Much as we love Robert Altman, we’ll be candid, or else you’ll think we’re afraid to ever criticise such a legend. Sometimes, watching The Company is like watching paint wonder whether or not to dry. The other director whose work comes to mind? Warhol, mostly. Not much happens, very slowly. And what does happen is ballet.
On the plus side, the visuals?the paints, if you like?look lovely. Altman’s view of ballerinas is clearly influenced by Degas. Everything’s tinted in pinkish hues and burned golden light (no red shoes, though). But let’s be clear: this is no subversive McCabe And Mrs Miller, and no satirical The Player. It’s Gosford Park, only more mum-friendly.
Bear in mind that The Company began life as Neve Campbell’s pet project. Keen to show there was more to her than Scream-ing, the young actress developed a story to show off her pre-acting talent. A ballet dancer since age six, she collaborated with Barbara Turner (Georgia, Pollock) on a screenplay about the everyday trials and triumphs of a ballet company. When Altman agreed to direct, she was “delighted”. Well, you would be.

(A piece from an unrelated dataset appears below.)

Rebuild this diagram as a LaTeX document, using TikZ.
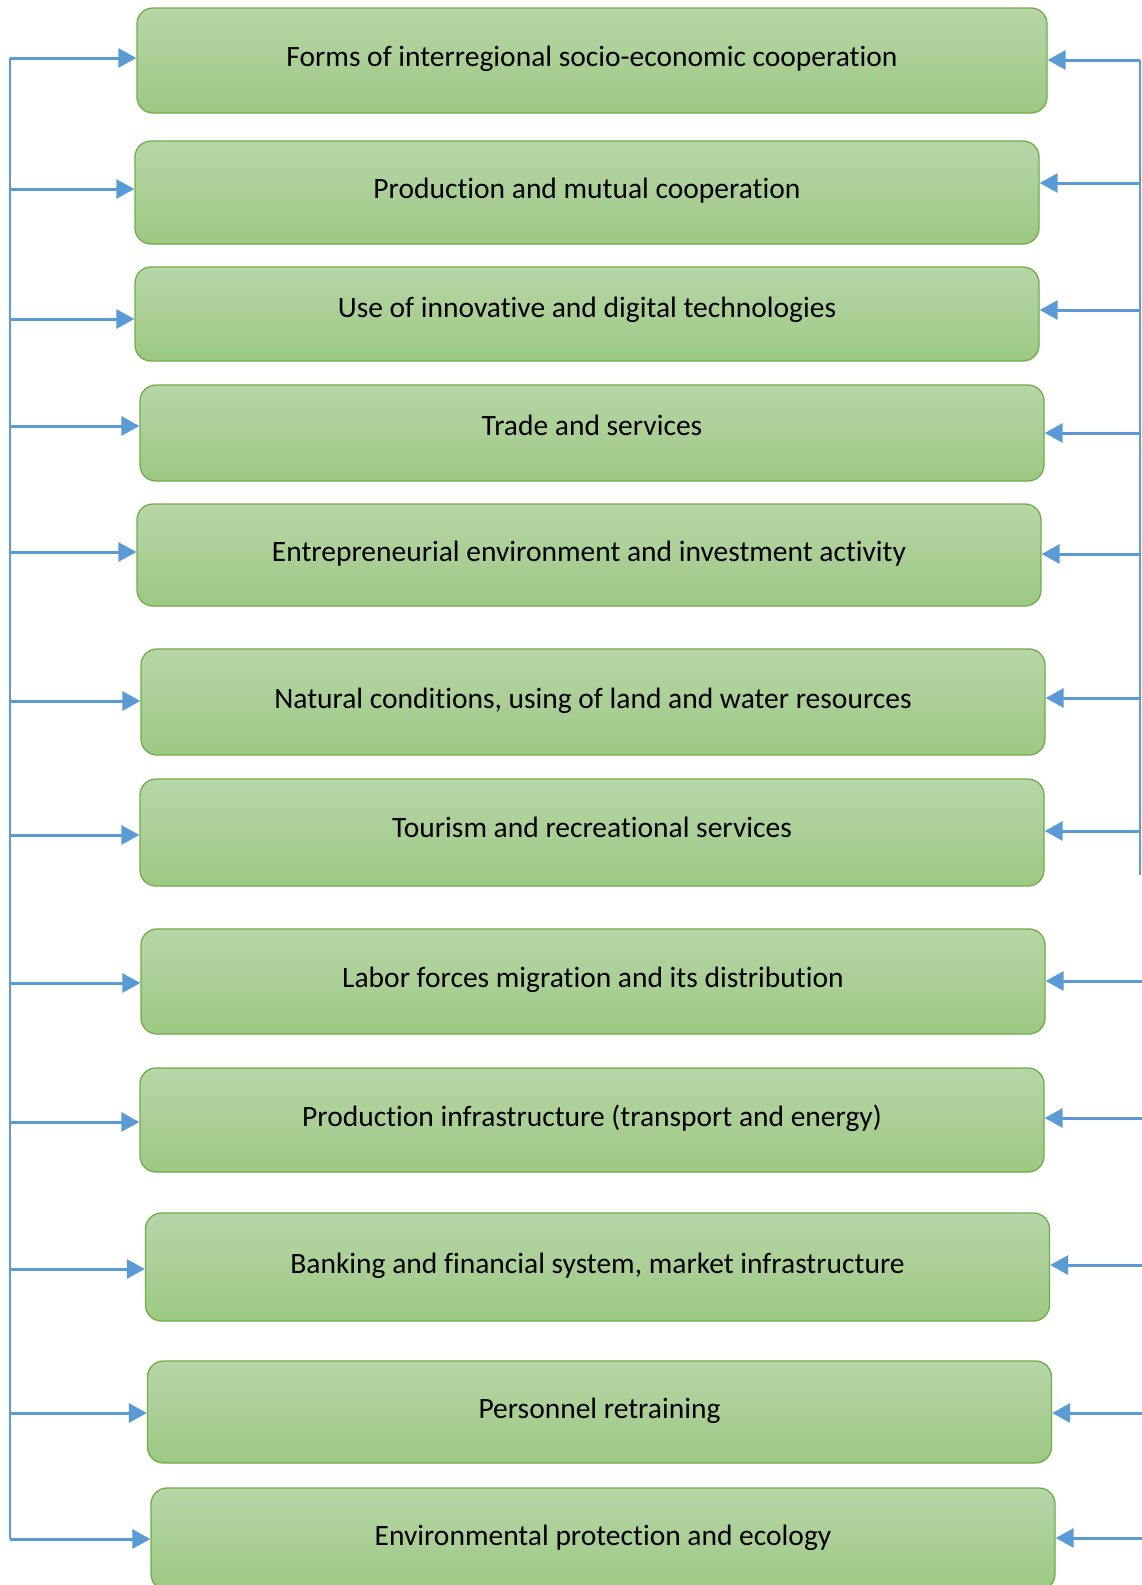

Technically, he films the dance sequences brilliantly. The music’s by Van Dyke Parks, though there’s much classical, and about nine versions of “My Funny Valentine”. Neve and the Joffrey Ballet of Chicago rehearse, perform, survive injuries and nagging parents. She has a vague, under-explored affair with James Dean lookalike Franco. In fact one of the frustrations of The Company is that subplots do suggest themselves, only to remain unprobed. Surely that’s cutting Altman off from his greatest strength?
McDowell’s a camp, bossy “artistic leader”, a luvvie with inspirational sermons like: “It’s not the steps, it’s what’s inside that counts.” There are times when it’s like Chicago without the songs or Showgirls without the flesh. “I hate pretty,” hisses McDowell, but the film is, at best, just pretty.